The resulting problem is deeper than inaccessible origins. An account of the unknown root is itself another generated form and therefore adds to the universe it attempts to exhibit. Any claimed totality is at least one form short because its own exhibition is a further local event (Iain Hamilton Grant/Texts/Essays/iain-hamilton-grant-everything-is-primal-germ-or-nothing-is-the-deep-field-logic-of-nature-1.pdf, pp. 16–18). Grant calls this an ultra-deep-field problem: no fixed set of necessary conditions can serve as the final metric of generation.

Everything is primal germ

The primal germ is not a first microscopic object. It is a morphogenetic antecedent produced as antecedent by what issues from it. Grant takes Schelling's formula that everything is primal germ or nothing is to mean that totality itself must be generative, incomplete and environed; a domain counts as a domain when it produces another (Iain Hamilton Grant/Texts/Essays/iain-hamilton-grant-everything-is-primal-germ-or-nothing-is-the-deep-field-logic-of-nature-1.pdf, p. 18). Primacy is thus relational rather than chronologically absolute.

This explains why the logic is a logic of nature rather than a doctrine about an original seed. Matter, spacetime, chemistry, planetary formation and positing all have morphogenetic histories. Each emergence divides nature into a before and an after while remaining within nature; none supplies an uppermost environment containing all environments (Iain Hamilton Grant/Texts/Essays/iain-hamilton-grant-everything-is-primal-germ-or-nothing-is-the-deep-field-logic-of-nature-1.pdf, pp. 19–21).

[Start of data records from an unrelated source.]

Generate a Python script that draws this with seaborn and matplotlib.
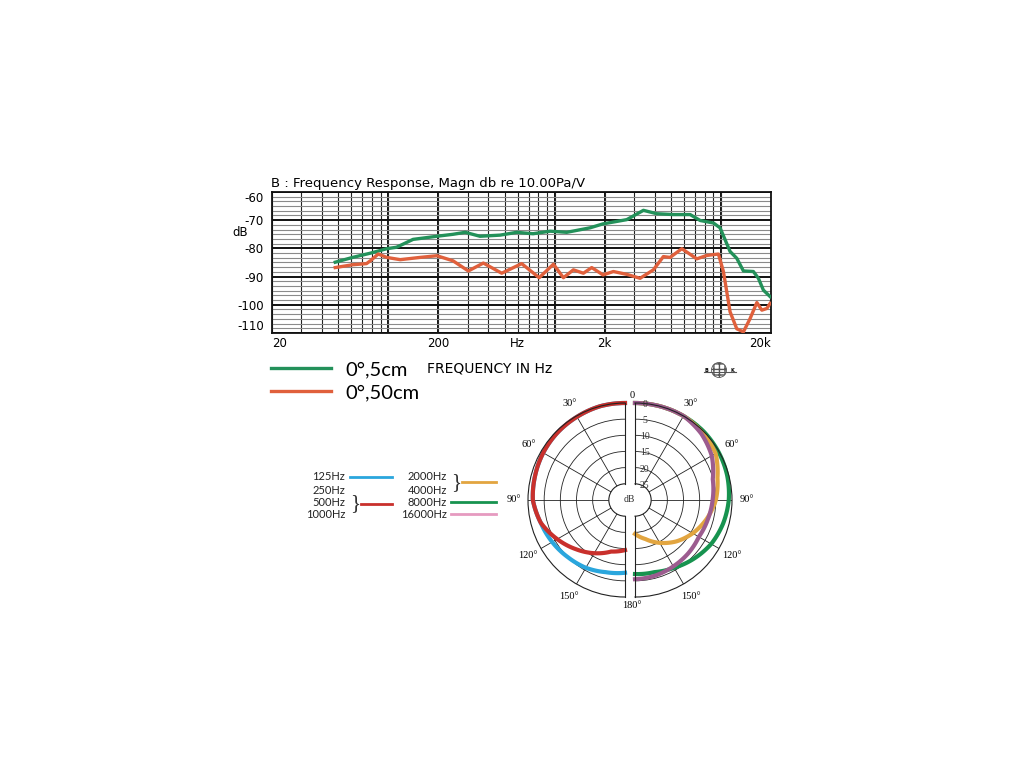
import numpy as np
import matplotlib
matplotlib.use("Agg")
import matplotlib.pyplot as plt
from matplotlib.patches import Circle
from matplotlib.ticker import LogLocator, MultipleLocator, NullFormatter
import seaborn as sns

plt.rcParams["axes.unicode_minus"] = False
plt.rcParams["font.family"] = ["DejaVu Sans"]

W, H = 1024, 768

# frequency response, on axis, 5 cm (green) and 50 cm (red)
near_hz = [48, 61, 78, 98, 112, 141, 196, 245, 290, 356, 470, 592, 742, 940,
           1183, 1634, 1956, 2716, 3420, 4114, 5180, 6530, 7500, 9020, 9880,
           11350, 12450, 13650, 15670, 16800, 18000, 19760]
near_db = [-84.9, -83.2, -81.7, -80.1, -79.6, -76.8, -75.7, -75.0, -74.3, -75.7,
           -75.3, -74.3, -74.8, -73.9, -74.3, -72.7, -71.3, -69.8, -66.5, -67.7,
           -68.0, -68.0, -70.1, -71.0, -72.7, -81.1, -83.5, -88.0, -88.2, -90.6,
           -94.8, -97.1]
far_hz = [48, 61, 74, 78, 87, 98, 118, 155, 196, 245, 303, 373, 481, 634, 808,
          984, 1130, 1297, 1490, 1672, 1956, 2256, 2716, 3266, 3926, 4508, 4946,
          5820, 7160, 8220, 9660, 10350, 11350, 12450, 13650, 14970, 16440,
          17620, 18880, 19760]
far_db = [-86.8, -85.8, -85.4, -84.4, -82.0, -83.2, -84.0, -83.2, -82.6, -84.4,
          -88.0, -85.2, -88.8, -85.4, -90.4, -85.6, -90.4, -87.6, -88.8, -86.8,
          -89.4, -88.2, -89.2, -90.6, -87.6, -82.9, -83.2, -80.1, -83.7, -82.5,
          -82.0, -88.2, -102.5, -108.5, -109.6, -104.9, -99.2, -101.9, -101.3,
          -99.5]

tick_hz = [20, 200, 600, 2000, 20000]
tick_lbl = ["20", "200", "Hz", "2k", "20k"]
heavy_hz = [100, 200, 1000, 2000, 10000]
db_ticks = [-60, -70, -80, -90, -100, -110]

# polar pattern, level in dB vs angle
polar_deg = [0, 15, 30, 45, 60, 75, 90, 105, 120, 135, 150, 165, 180]
lvl_125 = [0, 0, -0.3, -0.5, -0.8, -1.2, -1.5, -3.0, -4.0, -5.0, -5.8, -6.9, -7.5]
lvl_500 = [0, 0, -0.3, -0.5, -0.8, -1.2, -1.5, -3.0, -5.8, -8.5, -11.0, -13.5, -14.5]
lvl_2k4k = [0, 0, 0, -0.5, -1.2, -3.6, -5.0, -7.1, -9.4, -11.9, -14.7, -17.5, -19.5]
lvl_8k = [0, 0, 0, 0, -0.2, -0.5, -1.0, -1.8, -2.8, -4.3, -5.8, -6.9, -7.1]
lvl_16k = [0, 0, 0, -1.0, -2.6, -5.1, -6.0, -6.7, -7.2, -6.7, -6.3, -5.8, -5.5]
ring_db = [-20, -15, -10, -5]
ring_lbl_db = [0, -5, -10, -15, -20, -25]
angle_ticks = [30, 60, 90, 120, 150]

GREEN = "#23915a"
RED = "#e0603c"
P_RED = "#c9302c"
P_BLUE = "#2aa6dd"
P_ORANGE = "#e2a540"
P_GREEN = "#17934f"
P_PURPLE = "#9c5c8f"
P_PINK = "#e69ac0"

fig = plt.figure(figsize=(W / 100, H / 100), dpi=100)


def box(x0, y0, x1, y1):
    return [x0 / W, 1 - y1 / H, (x1 - x0) / W, (y1 - y0) / H]


# ---- frequency response ----
ax = fig.add_axes(box(272, 192, 771, 333))
ax.set_xscale("log")
sns.lineplot(x=near_hz, y=near_db, ax=ax, color=GREEN, lw=2.4, label="0°,5cm",
             estimator=None, zorder=5)
sns.lineplot(x=far_hz, y=far_db, ax=ax, color=RED, lw=2.4, label="0°,50cm",
             estimator=None, zorder=5)
ax.set_xlim(20, 20000)
ax.set_ylim(-110, -60)
ax.set_xlabel("")
ax.set_ylabel("")
ax.xaxis.set_minor_locator(LogLocator(base=10, subs=np.arange(1, 10), numticks=20))
ax.xaxis.set_minor_formatter(NullFormatter())
ax.xaxis.remove_overlapping_locs = False
ax.yaxis.set_minor_locator(MultipleLocator(10 / 6))
ax.set_xticks(tick_hz, tick_lbl)
ax.set_yticks(db_ticks, [str(v) for v in db_ticks])
ax.grid(which="minor", axis="x", color="#222222", lw=0.8)
ax.grid(which="minor", axis="y", color="#8a8a8a", lw=0.8)
ax.grid(which="major", axis="y", color="#111111", lw=1.4)
for f in heavy_hz:
    ax.axvline(f, color="#111111", lw=1.4, zorder=1)
ax.tick_params(which="both", length=0)
ax.tick_params(axis="y", pad=6, labelsize=8.5)
ax.tick_params(axis="x", pad=3, labelsize=8.5)
xl = ax.get_xticklabels()
xl[0].set_ha("left")
xl[-1].set_ha("right")
yl = ax.get_yticklabels()
yl[0].set_va("top")
yl[-1].set_va("bottom")
for s in ax.spines.values():
    s.set_linewidth(1.3)
    s.set_color("#111111")

handles, labels = ax.get_legend_handles_labels()
ax.get_legend().remove()
fig.legend(handles, labels, loc="upper left", bbox_to_anchor=(271 / W, 1 - 361 / H),
           frameon=False, borderpad=0, borderaxespad=0, handlelength=3.0,
           handletextpad=0.7, labelspacing=0.3,
           prop={"family": "Lato", "size": 14.5})


# ---- polar pattern, two halves ----
# the half-disc only fills half of its axes box, so the box is doubled round its centre
def half_polar(x0, direction, r=97):
    cx, cy = x0 + r / 2, 500
    p = fig.add_axes(box(cx - r, cy - 2 * r, cx + r, cy + 2 * r), projection="polar")
    p.set_theta_zero_location("N")
    p.set_theta_direction(direction)
    p.set_thetamin(0)
    p.set_thetamax(180)
    p.set_rorigin(-30)
    p.set_ylim(-25, 0)
    p.set_yticks(ring_db)
    p.yaxis.set_major_formatter(NullFormatter())
    p.set_thetagrids(angle_ticks, [f"{a}°" for a in angle_ticks])
    for t in p.get_xticklabels():
        t.set_fontfamily("Liberation Serif")
        t.set_fontsize(7.5)
    p.tick_params(axis="x", pad=0)
    p.grid(color="#222222", lw=0.6)
    for s in p.spines.values():
        s.set_linewidth(0.8)
        s.set_color("#222222")
    p.patch.set_alpha(0)
    return p


def curve(p, level, color):
    sns.lineplot(x=th, y=level, ax=p, color=color, lw=3, sort=False,
                 estimator=None, clip_on=False)
    # let the segments follow the polar grid instead of cutting straight across
    p.lines[-1].get_path()._interpolation_steps = 40


th = np.deg2rad(polar_deg)
left = half_polar(528, 1)
curve(left, lvl_125, P_BLUE)
curve(left, lvl_500, P_RED)
left.set_xlabel("")
left.set_ylabel("")

right = half_polar(635, -1)
curve(right, lvl_8k, P_GREEN)
curve(right, lvl_2k4k, P_ORANGE)
curve(right, lvl_16k, P_PURPLE)
right.set_xlabel("")
right.set_ylabel("")
for lv in ring_lbl_db:
    right.annotate(str(-lv), xy=(0, lv), xytext=(7, -1), textcoords="offset points",
                   ha="center", va="center", fontsize=7, family="Liberation Serif",
                   color="#333333", annotation_clip=False)

# ---- overlay for free text ----
ov = fig.add_axes([0, 0, 1, 1], zorder=10)
ov.set_xlim(0, W)
ov.set_ylim(H, 0)
ov.axis("off")

ov.text(271, 183, "B : Frequency Response, Magn db re 10.00Pa/V", fontsize=9.5,
        va="center", ha="left")
ov.text(240, 233, "dB", fontsize=8.5, va="center", ha="center")
ov.text(427, 369, "FREQUENCY IN Hz", fontsize=10, va="center", ha="left")

# B&K logo
ov.add_patch(Circle((719, 370), 7.5, facecolor="white", edgecolor="#555555",
                    hatch="+++", lw=0.6))
ov.plot([704, 736], [372, 372], color="#555555", lw=0.8)
ov.text(706, 371, "B", fontsize=3.5, ha="center", va="center", weight="bold")
ov.text(732, 371, "K", fontsize=3.5, ha="center", va="center", weight="bold")

ov.text(632, 396, "0", fontsize=7.5, family="Liberation Serif", ha="center", va="center")
ov.text(632, 605, "180°", fontsize=7.5, family="Liberation Serif", ha="center", va="center")
ov.text(629, 500, "dB", fontsize=7, family="Liberation Serif", ha="center", va="center",
        color="#333333")

# polar legend
leg_left = ["125Hz", "250Hz", "500Hz", "1000Hz"]
leg_right = ["2000Hz", "4000Hz", "8000Hz", "16000Hz"]
leg_y = [477, 490, 503, 515]
for lbl, y in zip(leg_left, leg_y):
    ov.text(345, y, lbl, fontsize=8, family="Lato", ha="right", va="center", color="#222222")
for lbl, y in zip(leg_right, leg_y):
    ov.text(447, y, lbl, fontsize=8, family="Lato", ha="right", va="center", color="#222222")
ov.text(355, 504, "}", fontsize=15, family="Liberation Serif", ha="center", va="center",
        color="#333333")
ov.text(456, 483, "}", fontsize=15, family="Liberation Serif", ha="center", va="center",
        color="#333333")
ov.plot([350, 392], [477, 477], color=P_BLUE, lw=2)
ov.plot([361, 392], [504, 504], color=P_RED, lw=2)
ov.plot([462, 496], [482, 482], color=P_ORANGE, lw=2)
ov.plot([451, 496], [502, 502], color=P_GREEN, lw=2)
ov.plot([451, 496], [514, 514], color=P_PINK, lw=2)

fig.savefig("out.png", dpi=100, facecolor="white")
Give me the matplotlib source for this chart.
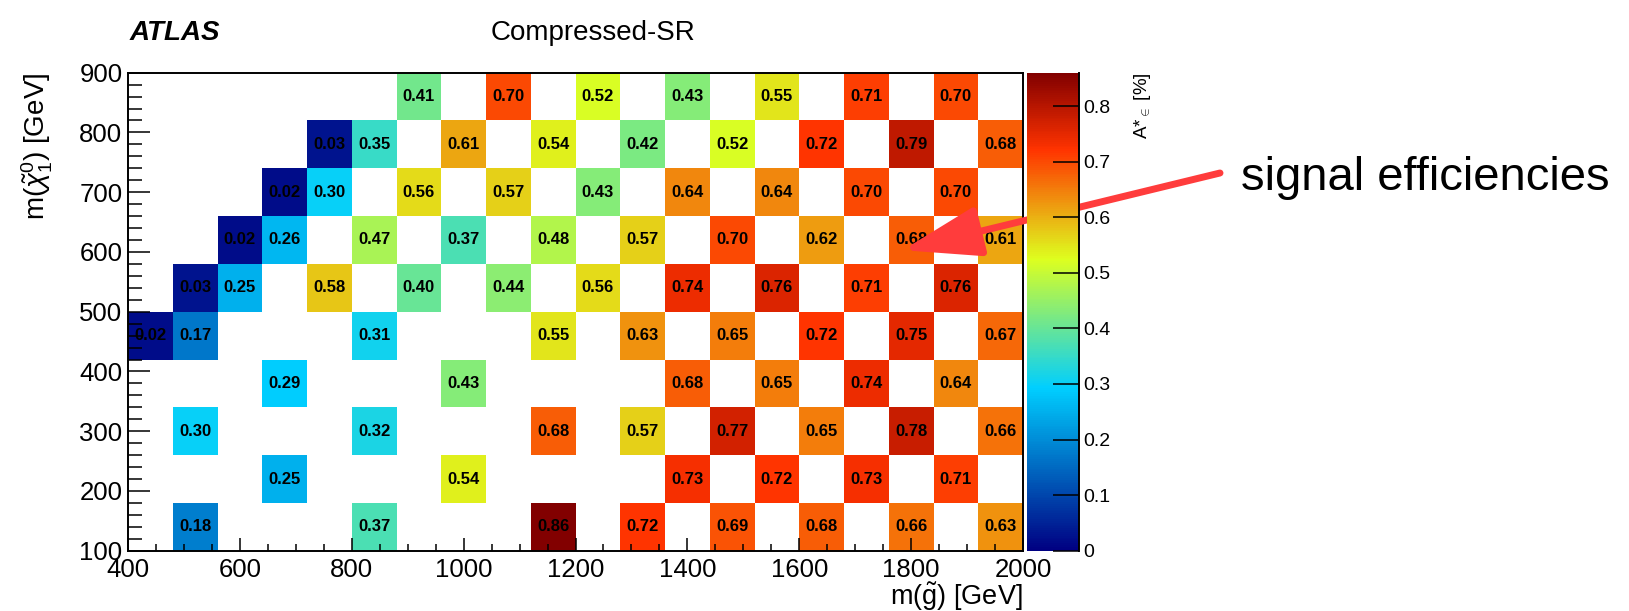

Relation to the transcendental

Deep-field logic makes nature transcendental with respect to its own sources. The ideal is not eliminated in favour of a mute real; ideation adds another real form to the catalogue of forms because it is a natural consequence with real antecedents (Iain Hamilton Grant/Texts/Essays/iain-hamilton-grant-everything-is-primal-germ-or-nothing-is-the-deep-field-logic-of-nature-1.pdf, pp. 20–21). The page therefore belongs beside transcendental materialism and antecedence criterion: all three refuse to let thought recover its material prius as though it had manufactured it.